Before diving into the implementation, let’s discuss how to represent a graph. A very common and practical way is to define it as a tuple:

([individual nodes], [(starting node, ending node)])

This allows you to clearly separate the nodes (the elements or points in your graph) from the edges (the directional connections between them).

For example, a small directed graph could be defined as:

myGraph :: ([Char], [(Char, Char)])
myGraph = (['1','2','3','4','5','6'], [('1','2'),('2','3'),('1','3'),('3','4'),('4','2'),('5','6')])

However, in our exercise, we only need the list of edges.

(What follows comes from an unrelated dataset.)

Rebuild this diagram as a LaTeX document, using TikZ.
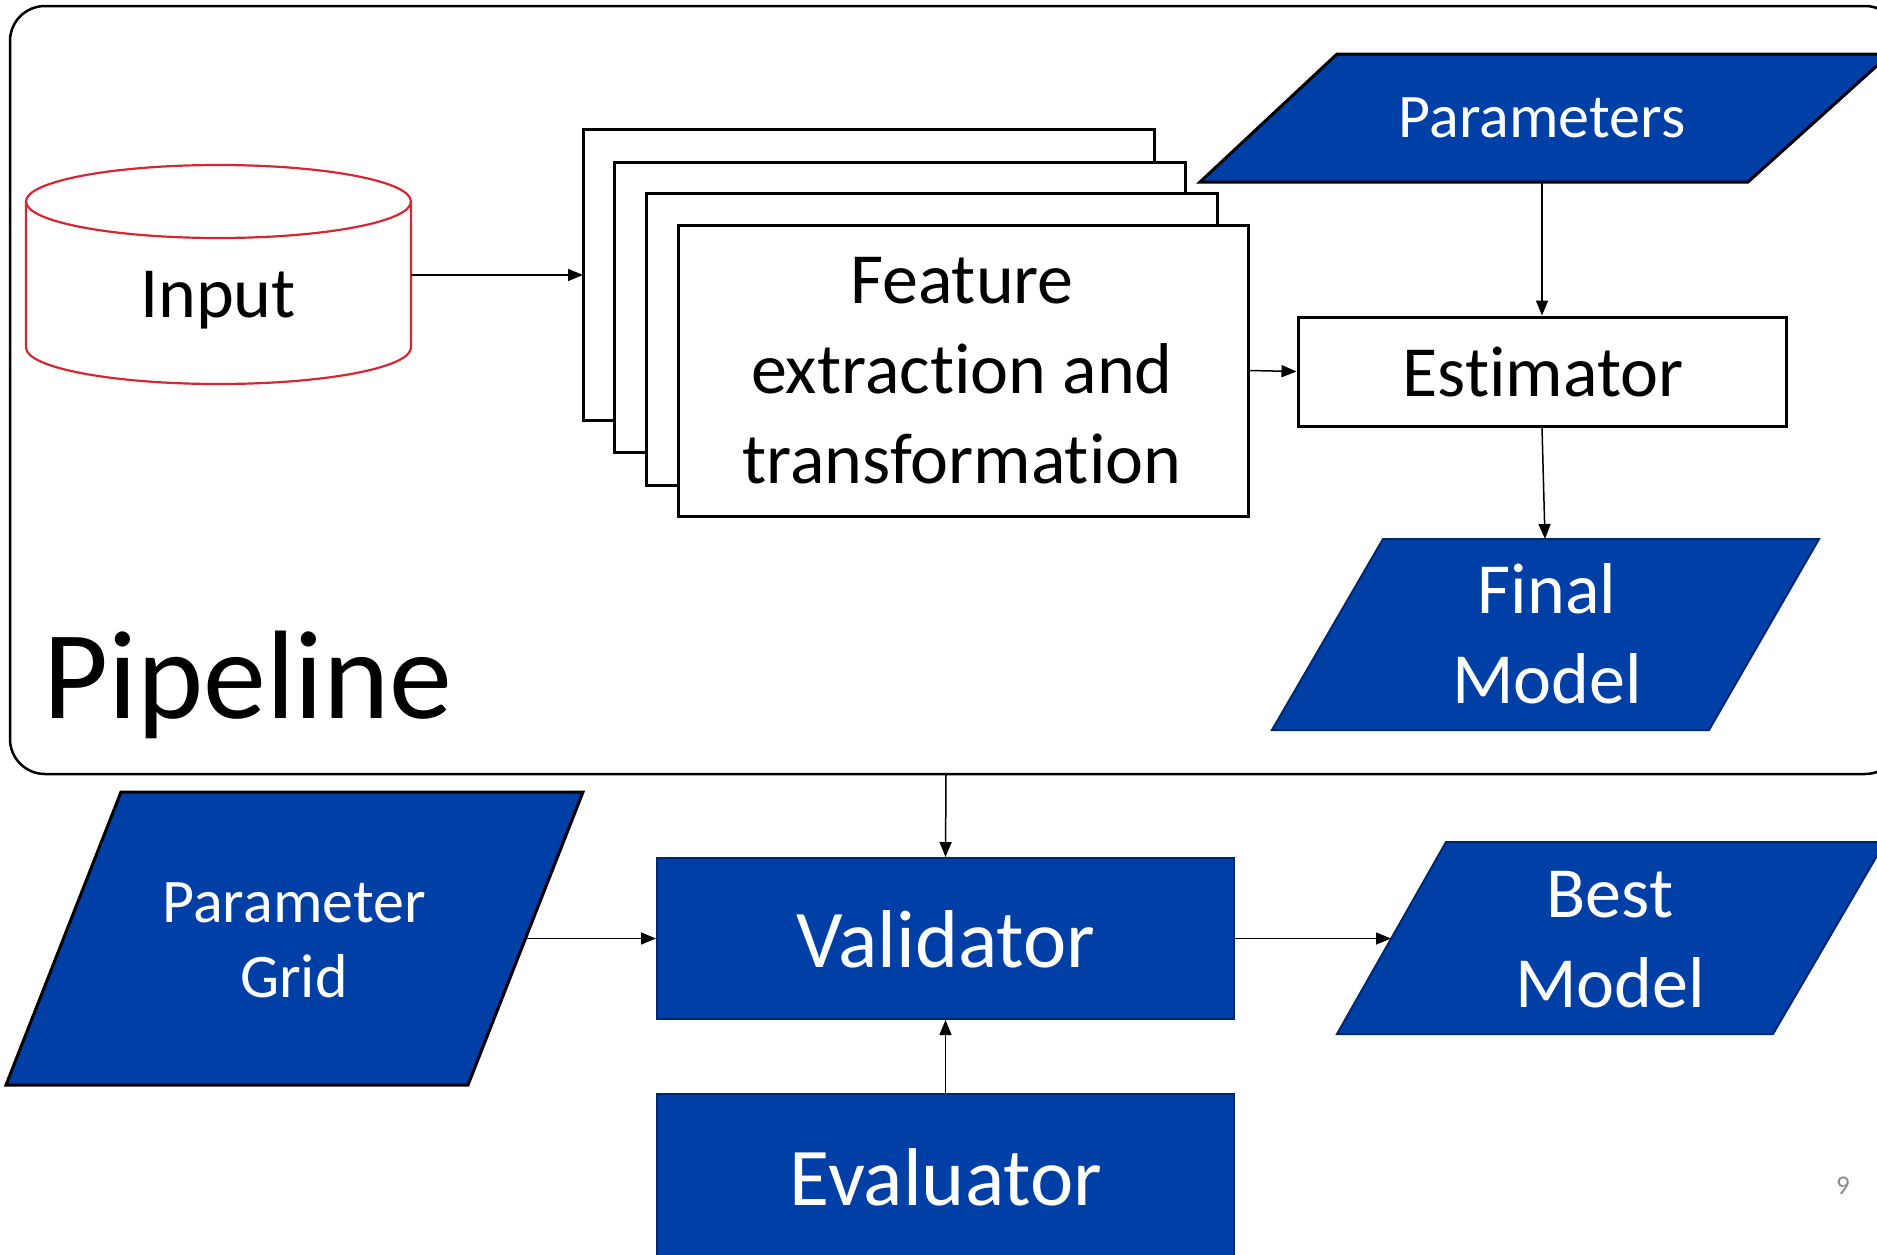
\documentclass[tikz,border=0pt]{standalone}
\usepackage{fontspec}
\setmainfont{Carlito}
\usetikzlibrary{arrows.meta}
\definecolor{pblue}{RGB}{0,63,166}
\definecolor{pnavy}{RGB}{0,38,110}
\definecolor{cylred}{RGB}{214,38,50}
\definecolor{pgray}{RGB}{140,140,140}
\newcommand\tbrk{\kern0pt }
\tikzset{
  wbox/.style={draw=black, line width=3bp, fill=white},
  bshape/.style={fill=pblue, draw=black, line width=3bp, line join=miter},
  bshapeN/.style={fill=pblue, draw=pnavy, line width=2bp},
  arr/.style={draw=black, line width=1.5bp, -{Triangle[length=15bp,width=12bp]}},
  wtxt/.style={text=white, inner sep=0pt, align=center},
  ktxt/.style={text=black, inner sep=0pt, align=center},
  fbig/.style={font=\fontsize{72bp}{90bp}\selectfont},
  fmid/.style={font=\fontsize{62bp}{75bp}\selectfont},
  fval/.style={font=\fontsize{82bp}{98bp}\selectfont},
}
\begin{document}
\begin{tikzpicture}[x=1bp,y=-1bp]
\useasboundingbox (0,0) rectangle (1877,1254);
\clip (0,0) rectangle (1877,1254);
\fill[white] (0,0) rectangle (1877,1254);

% Pipeline container
\draw[line width=2.5bp, rounded corners=35bp] (10,6) rectangle (1900,774);
\node[anchor=base west, inner sep=0pt, font=\fontsize{126bp}{150bp}\selectfont] (pipelbl) at (43,718) {Pipeline};
\coordinate (pipeS) at (946,774);

% Input cylinder
\draw[cylred, line width=2.2bp] (26,201.5) -- (26,347.5)
   arc[start angle=180, end angle=360, x radius=192.5bp, y radius=36.5bp] -- (411,201.5);
\draw[cylred, line width=2.2bp] (218.5,201.5) ellipse [x radius=192.5bp, y radius=36.5bp];
\node[ktxt, fbig] (input) at (218,300) {Input};
\coordinate (inR) at (411,275);

% stacked rectangles
\draw[wbox] (583,129) rectangle (1154,420);
\draw[wbox] (614,162) rectangle (1185,452);
\draw[wbox] (646,193) rectangle (1217,485);
\coordinate (stackL) at (583,275);
\node[wbox, minimum width=570bp, minimum height=291bp, inner sep=0pt] (fe) at (963,370.5) {};
\node[ktxt, fbig] (fetxt) at (962,371) {Feature\\extract\tbrk ion and\\transformat\tbrk ion};

% Parameters
\filldraw[bshape] (1337,54) -- (1890,54) -- (1748,182) -- (1200,182) -- cycle;
\node[wtxt, fmid] (params) at (1542,118) {Parameters};
\coordinate (paramsS) at (1542,182);

% Estimator
\node[wbox, minimum width=488bp, minimum height=109bp, inner sep=0pt] (est) at (1542,371.5) {};
\node[ktxt, fbig] (esttxt) at (1543,372) {Est\tbrk imator};

% Final Model
\filldraw[bshapeN] (1383,539) -- (1819,539) -- (1709,730) -- (1272,730) -- cycle;
\node[wtxt, fbig] (final) at (1547,634) {Final\\Model};
\coordinate (finalN) at (1545,539);

% Parameter Grid
\filldraw[bshape] (121,792) -- (583,792) -- (468,1085) -- (6,1085) -- cycle;
\node[wtxt, fmid] (pgrid) at (294,940) {Parameter\\Grid};
\coordinate (pgridE) at (526,938.5);

% Validator
\node[bshapeN, minimum width=577bp, minimum height=161bp, inner sep=0pt] (val) at (945.5,938.5) {};
\node[wtxt, fval] (valtxt) at (946,939) {Validator};

% Evaluator
\filldraw[bshapeN] (657,1280) -- (657,1094) -- (1234,1094) -- (1234,1280);
\coordinate (evalN) at (945.5,1094);
\node[wtxt, fval] (eval) at (946,1177) {Evaluator};

% Best Model
\filldraw[bshapeN] (1446,842) -- (1885,842) -- (1773,1034) -- (1337,1034) -- cycle;
\node[wtxt, fbig] (best) at (1610,940) {Best\\Model};
\coordinate (bestW) at (1391,938.5);

% page number
\node[text=pgray, inner sep=0pt, font=\fontsize{27bp}{30bp}\selectfont] (pnum) at (1843,1186) {9};

% connectors
\draw[arr] (inR) -- (stackL);
\draw[arr] (fe.east) -- (est.west);
\draw[arr] (paramsS) -- (est.north);
\draw[arr] (est.south) -- (finalN);
\draw[arr] (pipeS) -- (val.north);
\draw[arr] (pgridE) -- (val.west);
\draw[arr] (val.east) -- (bestW);
\draw[arr] (evalN) -- (val.south);
\end{tikzpicture}
\end{document}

So we’ll use the simplified version:

myGraph :: [(Int, Int)]
myGraph = [(1,2), (2,3), (1,3), (3,4), (4,2), (5,6)]

3. Finding paths between nodes

The function path below computes all possible paths between two nodes, while avoiding cycles by not revisiting nodes already present in the path.

path :: (Eq a) => a -> a -> [(a, a)] -> [[a]]
path n1 n2 xs = subPath n1 n2 xs []

subPath :: (Eq a) => a -> a -> [(a, a)] -> [a] -> [[a]]
subPath n1 n2 xs outxs
    | n1 /= n2 = 
        let newxs = filter (\(val1, _) -> val1 == n1) xs
        in if not . null $ newxs
           then concat $ map (\(_, newn1) -> subPath newn1 n2 xs (outxs ++ [n1])) newxs
           else []
    | otherwise = [outxs ++ [n2]]

4. How it works

The algorithm uses recursion to explore every possible path starting from n1:

1. For each edge that starts with n1, it recursively explores the destination node.
2. At each step, the current node is added to the output path outxs.
3. If we reach the target node n2, we add the completed path to the result list.
4. When there are no more outgoing edges from the current node, recursion stops for that branch.

The function collects all such paths using concat over the recursive results of each possible next step.

Example step-by-step

Consider path 1 4 [(1,2),(2,3),(1,3),(3,4),(4,2),(5,6)]:

• Starting at 1, we have two choices: go to 2 or 3.
• Following 1 → 2, we continue to 3, and then to 4.
• Following 1 → 3, we go directly to 4.

The function finds both paths:

[[1,2,3,4],[1,3,4]]

5. Why this representation works well in Haskell

Haskell’s type system makes graph representation clean and precise:

• You can store all nodes in one list, and all edges in another: ([nodes], [(start, end)]).
• Pattern matching and recursion make traversal intuitive — especially for depth-first searches like this one.
• Because data is immutable, you never risk modifying the graph accidentally while exploring it.

6. Extending this approach

From this simple recursive model, you can easily extend the algorithm to handle:

• Weighted graphs — by associating a cost with each edge.
• Undirected graphs — by storing each edge twice, e.g., (a,b) and (b,a).
• Cycle detection — by keeping track of visited nodes.
• Shortest paths — by integrating Dijkstra or A* algorithms on top of this representation.

7. Wrap-up

This small exercise, originally from the 99 Haskell Problems, is a perfect entry point into graph theory using functional programming. It demonstrates how recursive decomposition and immutability can express graph traversal elegantly and safely.

In Haskell, graphs are just data — and traversing them becomes an act of pure mathematical reasoning.

That’s the beauty of functional programming applied to graph theory.